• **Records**

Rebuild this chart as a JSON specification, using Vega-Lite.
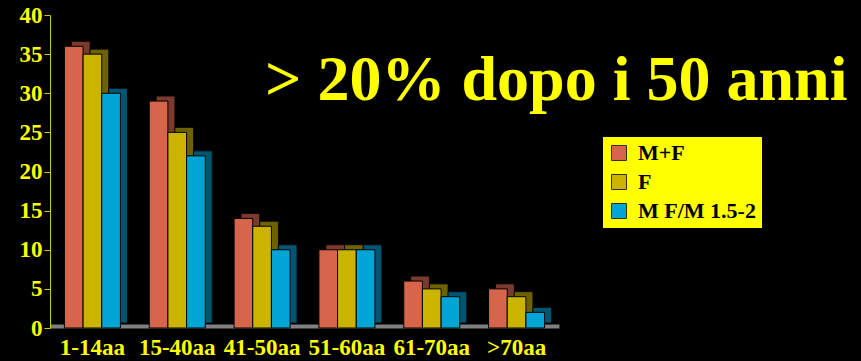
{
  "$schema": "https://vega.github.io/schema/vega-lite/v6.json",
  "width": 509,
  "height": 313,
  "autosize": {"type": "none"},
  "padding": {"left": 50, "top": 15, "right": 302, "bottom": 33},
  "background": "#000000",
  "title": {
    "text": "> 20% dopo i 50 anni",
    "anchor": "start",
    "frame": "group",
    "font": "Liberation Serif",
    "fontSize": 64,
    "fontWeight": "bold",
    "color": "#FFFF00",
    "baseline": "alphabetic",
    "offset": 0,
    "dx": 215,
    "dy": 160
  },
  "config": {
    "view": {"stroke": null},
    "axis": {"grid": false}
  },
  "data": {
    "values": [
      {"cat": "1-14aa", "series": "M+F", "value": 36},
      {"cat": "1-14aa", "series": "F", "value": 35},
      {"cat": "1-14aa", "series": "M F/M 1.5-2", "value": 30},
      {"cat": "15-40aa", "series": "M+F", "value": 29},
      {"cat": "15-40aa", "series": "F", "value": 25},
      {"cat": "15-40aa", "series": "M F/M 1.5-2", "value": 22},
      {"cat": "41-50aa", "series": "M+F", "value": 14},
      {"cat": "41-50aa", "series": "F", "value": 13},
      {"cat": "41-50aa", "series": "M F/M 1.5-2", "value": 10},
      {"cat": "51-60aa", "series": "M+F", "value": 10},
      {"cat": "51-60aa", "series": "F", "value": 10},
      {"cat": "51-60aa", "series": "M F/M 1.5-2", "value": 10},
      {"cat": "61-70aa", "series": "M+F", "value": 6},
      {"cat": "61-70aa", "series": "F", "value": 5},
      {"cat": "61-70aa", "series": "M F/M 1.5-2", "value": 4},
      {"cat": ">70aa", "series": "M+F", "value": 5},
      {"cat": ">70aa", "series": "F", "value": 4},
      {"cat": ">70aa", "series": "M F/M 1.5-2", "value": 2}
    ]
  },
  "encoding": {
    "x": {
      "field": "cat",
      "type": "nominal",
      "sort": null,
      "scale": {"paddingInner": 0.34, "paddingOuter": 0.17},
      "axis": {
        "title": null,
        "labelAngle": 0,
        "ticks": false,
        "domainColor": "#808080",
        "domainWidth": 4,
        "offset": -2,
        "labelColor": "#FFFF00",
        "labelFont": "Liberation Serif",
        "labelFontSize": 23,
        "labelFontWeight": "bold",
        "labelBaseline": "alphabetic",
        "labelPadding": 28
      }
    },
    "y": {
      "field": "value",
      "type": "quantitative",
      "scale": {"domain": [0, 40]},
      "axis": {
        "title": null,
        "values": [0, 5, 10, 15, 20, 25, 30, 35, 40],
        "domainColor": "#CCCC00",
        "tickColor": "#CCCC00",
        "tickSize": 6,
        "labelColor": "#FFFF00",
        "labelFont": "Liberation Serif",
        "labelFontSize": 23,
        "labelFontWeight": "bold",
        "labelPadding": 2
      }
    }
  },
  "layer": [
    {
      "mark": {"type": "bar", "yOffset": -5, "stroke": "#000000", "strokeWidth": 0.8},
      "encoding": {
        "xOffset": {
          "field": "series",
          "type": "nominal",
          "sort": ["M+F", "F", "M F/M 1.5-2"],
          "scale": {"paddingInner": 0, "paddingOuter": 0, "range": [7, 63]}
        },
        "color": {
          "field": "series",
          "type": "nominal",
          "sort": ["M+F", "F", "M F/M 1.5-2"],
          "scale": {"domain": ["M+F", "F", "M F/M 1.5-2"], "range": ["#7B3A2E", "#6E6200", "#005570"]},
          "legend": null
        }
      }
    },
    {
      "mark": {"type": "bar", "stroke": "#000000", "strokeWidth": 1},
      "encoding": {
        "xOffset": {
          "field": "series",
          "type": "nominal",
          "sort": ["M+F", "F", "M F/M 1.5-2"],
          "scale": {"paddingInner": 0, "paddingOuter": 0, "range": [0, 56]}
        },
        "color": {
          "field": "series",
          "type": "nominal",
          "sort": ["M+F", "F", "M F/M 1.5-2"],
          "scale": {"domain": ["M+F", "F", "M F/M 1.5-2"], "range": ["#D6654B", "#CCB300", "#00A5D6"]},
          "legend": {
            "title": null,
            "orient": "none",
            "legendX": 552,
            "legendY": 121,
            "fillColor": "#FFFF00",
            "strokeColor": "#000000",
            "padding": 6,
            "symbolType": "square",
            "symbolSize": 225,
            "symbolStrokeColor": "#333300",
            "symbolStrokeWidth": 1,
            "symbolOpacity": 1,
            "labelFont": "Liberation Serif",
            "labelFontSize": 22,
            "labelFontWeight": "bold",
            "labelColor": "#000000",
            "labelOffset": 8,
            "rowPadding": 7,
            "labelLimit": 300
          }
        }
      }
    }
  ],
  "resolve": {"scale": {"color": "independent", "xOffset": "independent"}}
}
...
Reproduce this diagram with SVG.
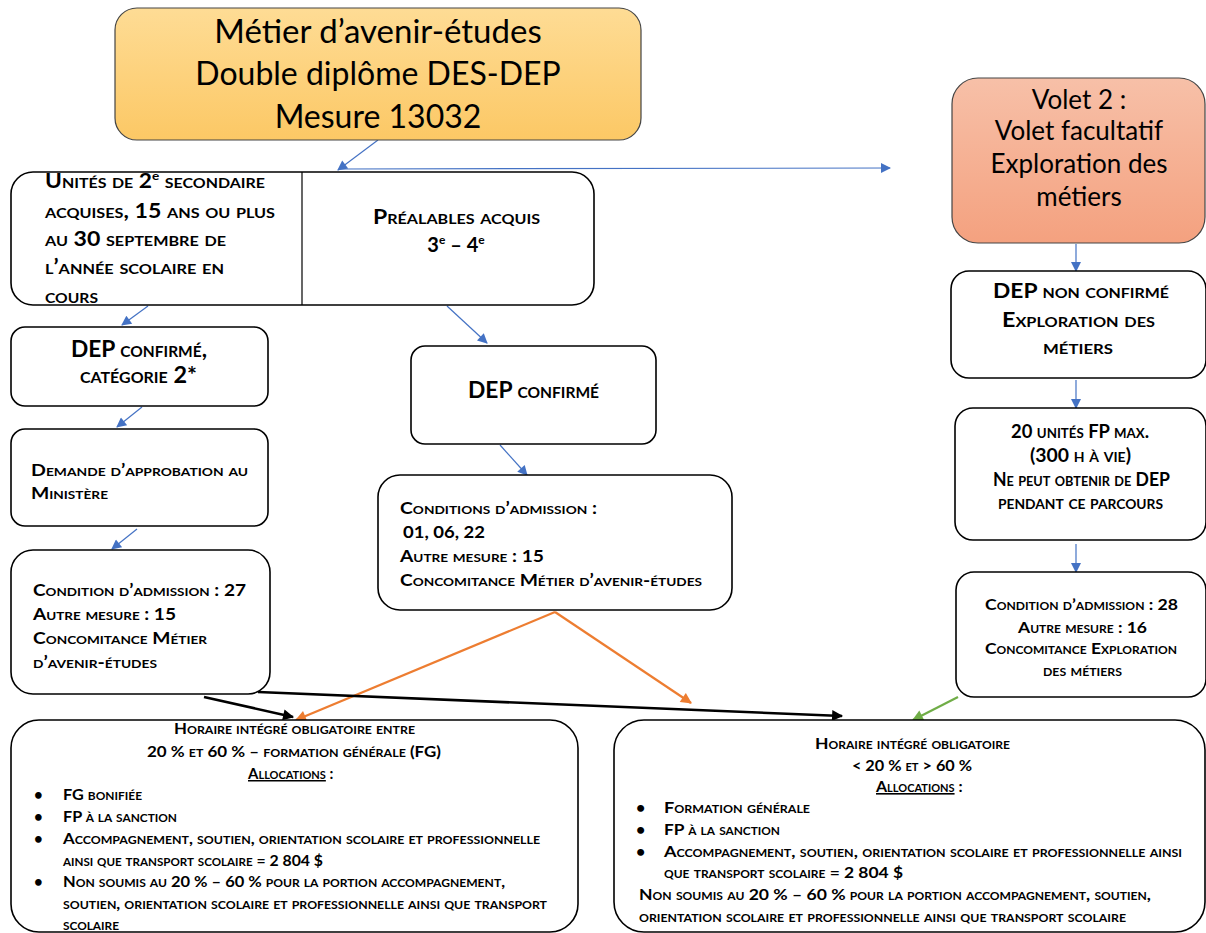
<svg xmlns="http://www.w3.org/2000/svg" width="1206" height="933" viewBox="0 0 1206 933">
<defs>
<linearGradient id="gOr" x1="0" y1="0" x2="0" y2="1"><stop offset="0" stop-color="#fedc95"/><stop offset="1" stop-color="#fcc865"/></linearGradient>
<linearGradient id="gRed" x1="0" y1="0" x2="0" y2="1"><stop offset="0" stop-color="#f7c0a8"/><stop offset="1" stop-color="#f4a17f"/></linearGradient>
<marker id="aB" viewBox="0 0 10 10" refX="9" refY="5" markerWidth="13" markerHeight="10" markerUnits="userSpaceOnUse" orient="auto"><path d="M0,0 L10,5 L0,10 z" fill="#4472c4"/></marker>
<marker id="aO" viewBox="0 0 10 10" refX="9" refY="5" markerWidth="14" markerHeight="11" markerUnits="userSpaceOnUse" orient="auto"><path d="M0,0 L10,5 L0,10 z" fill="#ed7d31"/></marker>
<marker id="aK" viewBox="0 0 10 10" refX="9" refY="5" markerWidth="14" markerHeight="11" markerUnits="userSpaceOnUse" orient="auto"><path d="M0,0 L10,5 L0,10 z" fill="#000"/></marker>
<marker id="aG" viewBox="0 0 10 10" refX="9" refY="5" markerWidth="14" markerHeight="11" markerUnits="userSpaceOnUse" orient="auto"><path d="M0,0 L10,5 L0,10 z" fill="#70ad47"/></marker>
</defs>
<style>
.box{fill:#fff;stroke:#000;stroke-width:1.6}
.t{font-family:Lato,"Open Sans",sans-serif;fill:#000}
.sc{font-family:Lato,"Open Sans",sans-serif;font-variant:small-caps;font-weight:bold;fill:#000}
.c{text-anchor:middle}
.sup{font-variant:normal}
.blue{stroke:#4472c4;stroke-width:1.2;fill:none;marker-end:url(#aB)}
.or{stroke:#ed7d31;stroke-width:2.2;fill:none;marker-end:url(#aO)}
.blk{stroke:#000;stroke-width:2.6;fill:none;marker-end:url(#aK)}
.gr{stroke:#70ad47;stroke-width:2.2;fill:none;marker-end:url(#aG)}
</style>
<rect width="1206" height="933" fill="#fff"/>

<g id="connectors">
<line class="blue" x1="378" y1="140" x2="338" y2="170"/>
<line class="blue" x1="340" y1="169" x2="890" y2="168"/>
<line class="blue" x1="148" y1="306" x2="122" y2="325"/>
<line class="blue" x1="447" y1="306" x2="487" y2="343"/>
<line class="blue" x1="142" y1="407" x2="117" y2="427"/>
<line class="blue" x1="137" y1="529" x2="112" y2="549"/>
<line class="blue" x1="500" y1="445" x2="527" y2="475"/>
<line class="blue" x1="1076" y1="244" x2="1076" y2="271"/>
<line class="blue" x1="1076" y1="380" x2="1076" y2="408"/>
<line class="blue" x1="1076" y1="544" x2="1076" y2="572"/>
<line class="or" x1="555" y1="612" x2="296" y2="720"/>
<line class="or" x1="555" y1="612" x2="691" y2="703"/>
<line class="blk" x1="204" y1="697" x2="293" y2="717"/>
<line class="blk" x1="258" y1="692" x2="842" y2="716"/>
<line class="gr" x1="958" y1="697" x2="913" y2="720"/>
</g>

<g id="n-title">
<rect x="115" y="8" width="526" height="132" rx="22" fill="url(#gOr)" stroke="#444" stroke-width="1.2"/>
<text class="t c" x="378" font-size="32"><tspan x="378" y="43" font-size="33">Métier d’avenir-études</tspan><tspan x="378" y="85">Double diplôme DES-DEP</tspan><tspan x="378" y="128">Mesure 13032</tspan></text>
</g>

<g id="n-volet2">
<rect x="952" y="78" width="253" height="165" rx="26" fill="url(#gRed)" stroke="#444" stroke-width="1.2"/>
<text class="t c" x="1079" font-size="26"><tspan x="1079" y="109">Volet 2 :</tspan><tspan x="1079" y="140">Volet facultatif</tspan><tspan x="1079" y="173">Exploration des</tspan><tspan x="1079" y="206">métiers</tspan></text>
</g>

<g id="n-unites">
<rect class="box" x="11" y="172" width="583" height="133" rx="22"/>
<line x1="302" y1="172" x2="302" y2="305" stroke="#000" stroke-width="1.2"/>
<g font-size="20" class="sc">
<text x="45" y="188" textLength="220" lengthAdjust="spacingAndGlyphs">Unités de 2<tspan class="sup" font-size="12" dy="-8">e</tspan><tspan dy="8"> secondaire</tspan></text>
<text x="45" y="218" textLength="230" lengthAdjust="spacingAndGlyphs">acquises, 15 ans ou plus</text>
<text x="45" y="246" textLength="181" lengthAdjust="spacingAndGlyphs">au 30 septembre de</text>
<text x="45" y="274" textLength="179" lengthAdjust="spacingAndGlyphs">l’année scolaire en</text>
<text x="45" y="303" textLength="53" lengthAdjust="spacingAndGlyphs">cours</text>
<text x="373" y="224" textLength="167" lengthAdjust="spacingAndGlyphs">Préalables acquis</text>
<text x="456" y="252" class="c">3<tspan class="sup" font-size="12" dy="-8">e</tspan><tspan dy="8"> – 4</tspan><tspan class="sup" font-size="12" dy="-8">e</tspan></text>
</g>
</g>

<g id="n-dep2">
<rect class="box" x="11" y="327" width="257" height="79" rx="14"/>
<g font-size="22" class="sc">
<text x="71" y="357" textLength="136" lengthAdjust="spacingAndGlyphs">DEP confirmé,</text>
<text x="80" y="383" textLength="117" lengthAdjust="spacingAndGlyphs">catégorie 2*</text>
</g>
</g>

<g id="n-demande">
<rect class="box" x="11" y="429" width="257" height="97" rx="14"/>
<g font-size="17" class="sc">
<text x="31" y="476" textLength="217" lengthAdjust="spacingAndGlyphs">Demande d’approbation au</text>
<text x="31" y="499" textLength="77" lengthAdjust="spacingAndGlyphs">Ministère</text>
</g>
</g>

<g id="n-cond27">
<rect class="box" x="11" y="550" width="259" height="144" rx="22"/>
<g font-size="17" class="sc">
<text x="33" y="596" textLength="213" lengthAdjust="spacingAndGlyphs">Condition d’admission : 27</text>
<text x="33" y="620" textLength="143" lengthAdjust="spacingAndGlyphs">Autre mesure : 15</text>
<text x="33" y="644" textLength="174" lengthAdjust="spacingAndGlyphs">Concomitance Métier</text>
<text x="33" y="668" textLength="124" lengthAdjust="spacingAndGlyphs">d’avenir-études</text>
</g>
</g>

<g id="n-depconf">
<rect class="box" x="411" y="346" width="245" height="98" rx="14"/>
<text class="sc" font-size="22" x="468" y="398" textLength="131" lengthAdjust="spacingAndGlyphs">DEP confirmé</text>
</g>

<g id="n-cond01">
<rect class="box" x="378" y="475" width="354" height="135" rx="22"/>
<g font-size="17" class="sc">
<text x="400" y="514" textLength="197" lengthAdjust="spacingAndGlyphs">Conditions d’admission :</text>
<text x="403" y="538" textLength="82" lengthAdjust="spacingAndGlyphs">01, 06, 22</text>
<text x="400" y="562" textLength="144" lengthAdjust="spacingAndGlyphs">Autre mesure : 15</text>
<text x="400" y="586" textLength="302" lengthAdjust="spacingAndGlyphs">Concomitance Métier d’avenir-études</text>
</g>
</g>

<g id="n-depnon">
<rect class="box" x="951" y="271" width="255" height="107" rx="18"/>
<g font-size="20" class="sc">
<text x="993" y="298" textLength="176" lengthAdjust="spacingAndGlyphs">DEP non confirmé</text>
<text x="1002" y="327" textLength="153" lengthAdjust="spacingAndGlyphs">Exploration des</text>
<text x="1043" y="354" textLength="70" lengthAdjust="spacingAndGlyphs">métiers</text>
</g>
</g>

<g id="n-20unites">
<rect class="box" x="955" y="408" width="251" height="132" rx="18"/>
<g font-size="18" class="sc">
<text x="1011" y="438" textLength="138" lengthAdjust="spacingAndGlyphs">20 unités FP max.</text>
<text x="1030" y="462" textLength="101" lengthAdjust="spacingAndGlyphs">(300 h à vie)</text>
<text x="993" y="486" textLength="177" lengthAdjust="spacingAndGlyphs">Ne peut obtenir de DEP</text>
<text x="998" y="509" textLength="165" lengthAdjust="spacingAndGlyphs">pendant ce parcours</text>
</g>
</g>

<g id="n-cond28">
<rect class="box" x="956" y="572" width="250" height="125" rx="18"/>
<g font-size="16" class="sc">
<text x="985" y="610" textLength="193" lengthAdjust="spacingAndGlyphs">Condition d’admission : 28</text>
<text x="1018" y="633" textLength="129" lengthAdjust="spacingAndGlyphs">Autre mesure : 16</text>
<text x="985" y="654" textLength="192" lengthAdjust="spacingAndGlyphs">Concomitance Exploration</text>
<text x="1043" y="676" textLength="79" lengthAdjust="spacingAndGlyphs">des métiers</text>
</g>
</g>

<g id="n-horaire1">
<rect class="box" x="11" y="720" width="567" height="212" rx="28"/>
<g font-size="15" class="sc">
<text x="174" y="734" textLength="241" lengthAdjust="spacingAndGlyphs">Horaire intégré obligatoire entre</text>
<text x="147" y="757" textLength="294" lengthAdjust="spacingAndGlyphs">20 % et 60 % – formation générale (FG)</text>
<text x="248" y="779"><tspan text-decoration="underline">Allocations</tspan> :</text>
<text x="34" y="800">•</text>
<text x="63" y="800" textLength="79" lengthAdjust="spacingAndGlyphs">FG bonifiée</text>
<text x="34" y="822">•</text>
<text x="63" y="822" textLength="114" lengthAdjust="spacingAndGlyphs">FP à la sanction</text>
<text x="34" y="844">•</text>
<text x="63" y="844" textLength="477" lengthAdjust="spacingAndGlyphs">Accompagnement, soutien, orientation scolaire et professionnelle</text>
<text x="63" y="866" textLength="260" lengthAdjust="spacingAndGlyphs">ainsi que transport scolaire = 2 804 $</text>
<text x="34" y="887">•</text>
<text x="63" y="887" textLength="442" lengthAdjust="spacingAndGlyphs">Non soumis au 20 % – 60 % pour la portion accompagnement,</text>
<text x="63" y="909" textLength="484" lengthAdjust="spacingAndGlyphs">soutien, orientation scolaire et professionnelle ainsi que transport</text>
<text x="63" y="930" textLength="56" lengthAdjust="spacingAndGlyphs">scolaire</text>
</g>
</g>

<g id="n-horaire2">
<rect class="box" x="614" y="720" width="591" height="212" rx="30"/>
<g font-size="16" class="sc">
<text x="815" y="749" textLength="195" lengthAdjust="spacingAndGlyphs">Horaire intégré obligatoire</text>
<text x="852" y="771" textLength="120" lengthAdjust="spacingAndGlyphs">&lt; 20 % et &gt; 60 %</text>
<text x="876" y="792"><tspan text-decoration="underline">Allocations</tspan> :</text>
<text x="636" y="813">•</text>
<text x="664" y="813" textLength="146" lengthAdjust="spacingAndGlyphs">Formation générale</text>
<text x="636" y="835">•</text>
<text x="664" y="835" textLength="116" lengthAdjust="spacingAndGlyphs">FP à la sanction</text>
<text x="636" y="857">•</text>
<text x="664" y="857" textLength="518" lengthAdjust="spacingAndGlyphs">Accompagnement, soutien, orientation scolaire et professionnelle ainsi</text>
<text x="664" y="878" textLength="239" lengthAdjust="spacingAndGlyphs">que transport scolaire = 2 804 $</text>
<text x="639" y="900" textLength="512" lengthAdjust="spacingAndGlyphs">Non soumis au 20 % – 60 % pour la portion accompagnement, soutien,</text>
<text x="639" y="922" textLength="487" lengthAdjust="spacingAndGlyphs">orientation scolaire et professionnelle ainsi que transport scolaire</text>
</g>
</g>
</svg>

• **EXERCISE INSTRUCTIONS**
Report each line of the material above where the word "this" appears.

• **TASK SOLUTION**
Rebuild this chart as a JSON specification, using Vega-Lite.
Reproduce this diagram with SVG.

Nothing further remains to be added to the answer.